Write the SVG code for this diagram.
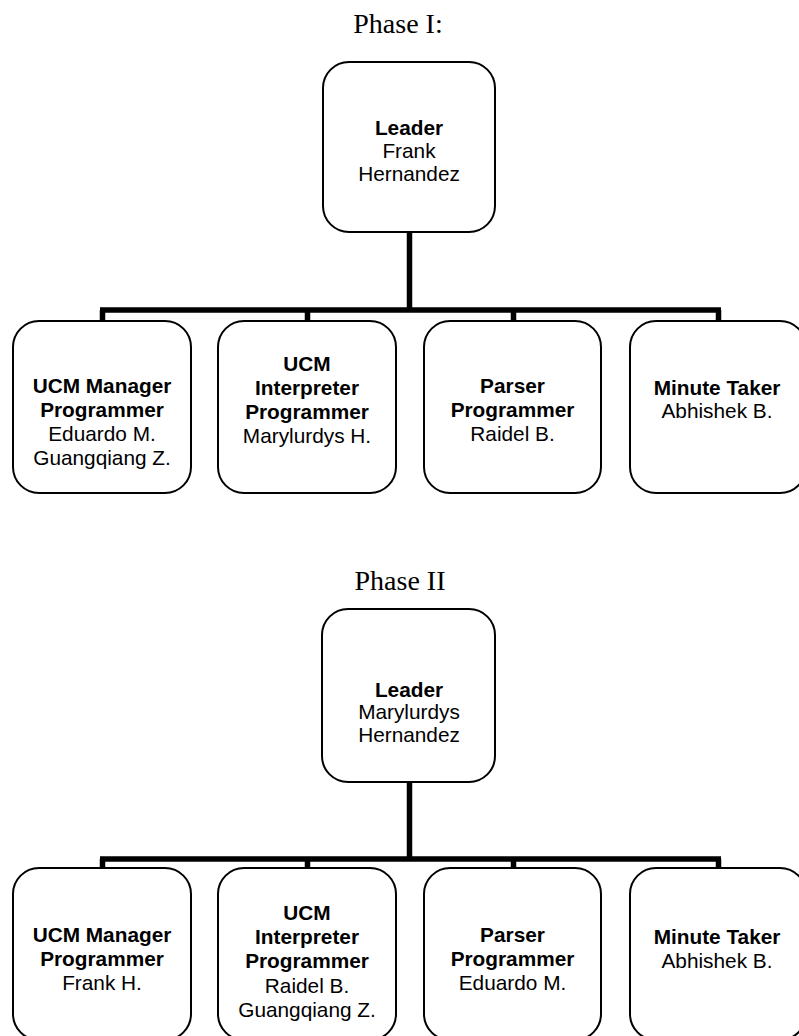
<svg xmlns="http://www.w3.org/2000/svg" width="799" height="1036" viewBox="0 0 799 1036">
  <style>
    .box { fill: #ffffff; stroke: #000000; stroke-width: 2; }
    .title { font-family: "Liberation Serif", "Times New Roman", serif; font-size: 28px; fill: #000; text-anchor: middle; }
    .lbl { font-family: "Liberation Sans", Arial, sans-serif; font-size: 20.8px; fill: #000; text-anchor: middle; }
    .b { font-weight: bold; }
    .wire { fill: none; stroke: #000000; stroke-width: 5.5; stroke-linecap: butt; stroke-linejoin: miter; }
  </style>
  <rect width="799" height="1036" fill="#ffffff"/>

  <!-- Phase I -->
  <text class="title" x="398" y="33">Phase I:</text>

  <g id="connectors-phase1">
    <path class="wire" d="M409.5 232 V310"/>
    <path class="wire" d="M100 310 H721"/>
    <path class="wire" d="M102.5 310 V321 M307.5 310 V321 M513.5 310 V321 M718.5 310 V321"/>
  </g>

  <g id="p1-leader">
    <rect class="box" x="323" y="62" width="172" height="170" rx="26"/>
    <text class="lbl b" x="409" y="135">Leader</text>
    <text class="lbl" x="409" y="158">Frank</text>
    <text class="lbl" x="409" y="181">Hernandez</text>
  </g>

  <g id="p1-ucm-manager">
    <rect class="box" x="13" y="321" width="178" height="172" rx="26"/>
    <text class="lbl b" x="102" y="393">UCM Manager</text>
    <text class="lbl b" x="102" y="417">Programmer</text>
    <text class="lbl" x="102" y="441">Eduardo M.</text>
    <text class="lbl" x="102" y="465">Guangqiang Z.</text>
  </g>

  <g id="p1-ucm-interpreter">
    <rect class="box" x="218" y="321" width="178" height="172" rx="26"/>
    <text class="lbl b" x="307" y="371">UCM</text>
    <text class="lbl b" x="307" y="395">Interpreter</text>
    <text class="lbl b" x="307" y="419">Programmer</text>
    <text class="lbl" x="307" y="443">Marylurdys H.</text>
  </g>

  <g id="p1-parser">
    <rect class="box" x="424" y="321" width="177" height="172" rx="26"/>
    <text class="lbl b" x="512.5" y="393">Parser</text>
    <text class="lbl b" x="512.5" y="417">Programmer</text>
    <text class="lbl" x="512.5" y="441">Raidel B.</text>
  </g>

  <g id="p1-minute-taker">
    <rect class="box" x="630" y="321" width="176" height="172" rx="26"/>
    <text class="lbl b" x="717" y="395">Minute Taker</text>
    <text class="lbl" x="717" y="418">Abhishek B.</text>
  </g>

  <!-- Phase II -->
  <text class="title" x="400" y="590">Phase II</text>

  <g id="connectors-phase2">
    <path class="wire" d="M409.5 782 V859"/>
    <path class="wire" d="M100 859 H721"/>
    <path class="wire" d="M102.5 859 V868 M307.5 859 V868 M513.5 859 V868 M718.5 859 V868"/>
  </g>

  <g id="p2-leader">
    <rect class="box" x="322" y="609" width="173" height="173" rx="26"/>
    <text class="lbl b" x="409" y="697">Leader</text>
    <text class="lbl" x="409" y="719">Marylurdys</text>
    <text class="lbl" x="409" y="742">Hernandez</text>
  </g>

  <g id="p2-ucm-manager">
    <rect class="box" x="13" y="868" width="178" height="172" rx="26"/>
    <text class="lbl b" x="102" y="942">UCM Manager</text>
    <text class="lbl b" x="102" y="966">Programmer</text>
    <text class="lbl" x="102" y="990">Frank H.</text>
  </g>

  <g id="p2-ucm-interpreter">
    <rect class="box" x="218" y="868" width="178" height="172" rx="26"/>
    <text class="lbl b" x="307" y="920">UCM</text>
    <text class="lbl b" x="307" y="944">Interpreter</text>
    <text class="lbl b" x="307" y="968">Programmer</text>
    <text class="lbl" x="307" y="993">Raidel B.</text>
    <text class="lbl" x="307" y="1017">Guangqiang Z.</text>
  </g>

  <g id="p2-parser">
    <rect class="box" x="424" y="868" width="177" height="172" rx="26"/>
    <text class="lbl b" x="512.5" y="942">Parser</text>
    <text class="lbl b" x="512.5" y="966">Programmer</text>
    <text class="lbl" x="512.5" y="990">Eduardo M.</text>
  </g>

  <g id="p2-minute-taker">
    <rect class="box" x="630" y="868" width="176" height="172" rx="26"/>
    <text class="lbl b" x="717" y="944">Minute Taker</text>
    <text class="lbl" x="717" y="968">Abhishek B.</text>
  </g>
</svg>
· · ·
> _Problem description_
Copy out the data above exactly, except the pictures.

> _Exercise solution_
Write the SVG code for this diagram.
<svg xmlns="http://www.w3.org/2000/svg" width="799" height="1036" viewBox="0 0 799 1036">
  <style>
    .box { fill: #ffffff; stroke: #000000; stroke-width: 2; }
    .title { font-family: "Liberation Serif", "Times New Roman", serif; font-size: 28px; fill: #000; text-anchor: middle; }
    .lbl { font-family: "Liberation Sans", Arial, sans-serif; font-size: 20.8px; fill: #000; text-anchor: middle; }
    .b { font-weight: bold; }
    .wire { fill: none; stroke: #000000; stroke-width: 5.5; stroke-linecap: butt; stroke-linejoin: miter; }
  </style>
  <rect width="799" height="1036" fill="#ffffff"/>

  <!-- Phase I -->
  <text class="title" x="398" y="33">Phase I:</text>

  <g id="connectors-phase1">
    <path class="wire" d="M409.5 232 V310"/>
    <path class="wire" d="M100 310 H721"/>
    <path class="wire" d="M102.5 310 V321 M307.5 310 V321 M513.5 310 V321 M718.5 310 V321"/>
  </g>

  <g id="p1-leader">
    <rect class="box" x="323" y="62" width="172" height="170" rx="26"/>
    <text class="lbl b" x="409" y="135">Leader</text>
    <text class="lbl" x="409" y="158">Frank</text>
    <text class="lbl" x="409" y="181">Hernandez</text>
  </g>

  <g id="p1-ucm-manager">
    <rect class="box" x="13" y="321" width="178" height="172" rx="26"/>
    <text class="lbl b" x="102" y="393">UCM Manager</text>
    <text class="lbl b" x="102" y="417">Programmer</text>
    <text class="lbl" x="102" y="441">Eduardo M.</text>
    <text class="lbl" x="102" y="465">Guangqiang Z.</text>
  </g>

  <g id="p1-ucm-interpreter">
    <rect class="box" x="218" y="321" width="178" height="172" rx="26"/>
    <text class="lbl b" x="307" y="371">UCM</text>
    <text class="lbl b" x="307" y="395">Interpreter</text>
    <text class="lbl b" x="307" y="419">Programmer</text>
    <text class="lbl" x="307" y="443">Marylurdys H.</text>
  </g>

  <g id="p1-parser">
    <rect class="box" x="424" y="321" width="177" height="172" rx="26"/>
    <text class="lbl b" x="512.5" y="393">Parser</text>
    <text class="lbl b" x="512.5" y="417">Programmer</text>
    <text class="lbl" x="512.5" y="441">Raidel B.</text>
  </g>

  <g id="p1-minute-taker">
    <rect class="box" x="630" y="321" width="176" height="172" rx="26"/>
    <text class="lbl b" x="717" y="395">Minute Taker</text>
    <text class="lbl" x="717" y="418">Abhishek B.</text>
  </g>

  <!-- Phase II -->
  <text class="title" x="400" y="590">Phase II</text>

  <g id="connectors-phase2">
    <path class="wire" d="M409.5 782 V859"/>
    <path class="wire" d="M100 859 H721"/>
    <path class="wire" d="M102.5 859 V868 M307.5 859 V868 M513.5 859 V868 M718.5 859 V868"/>
  </g>

  <g id="p2-leader">
    <rect class="box" x="322" y="609" width="173" height="173" rx="26"/>
    <text class="lbl b" x="409" y="697">Leader</text>
    <text class="lbl" x="409" y="719">Marylurdys</text>
    <text class="lbl" x="409" y="742">Hernandez</text>
  </g>

  <g id="p2-ucm-manager">
    <rect class="box" x="13" y="868" width="178" height="172" rx="26"/>
    <text class="lbl b" x="102" y="942">UCM Manager</text>
    <text class="lbl b" x="102" y="966">Programmer</text>
    <text class="lbl" x="102" y="990">Frank H.</text>
  </g>

  <g id="p2-ucm-interpreter">
    <rect class="box" x="218" y="868" width="178" height="172" rx="26"/>
    <text class="lbl b" x="307" y="920">UCM</text>
    <text class="lbl b" x="307" y="944">Interpreter</text>
    <text class="lbl b" x="307" y="968">Programmer</text>
    <text class="lbl" x="307" y="993">Raidel B.</text>
    <text class="lbl" x="307" y="1017">Guangqiang Z.</text>
  </g>

  <g id="p2-parser">
    <rect class="box" x="424" y="868" width="177" height="172" rx="26"/>
    <text class="lbl b" x="512.5" y="942">Parser</text>
    <text class="lbl b" x="512.5" y="966">Programmer</text>
    <text class="lbl" x="512.5" y="990">Eduardo M.</text>
  </g>

  <g id="p2-minute-taker">
    <rect class="box" x="630" y="868" width="176" height="172" rx="26"/>
    <text class="lbl b" x="717" y="944">Minute Taker</text>
    <text class="lbl" x="717" y="968">Abhishek B.</text>
  </g>
</svg>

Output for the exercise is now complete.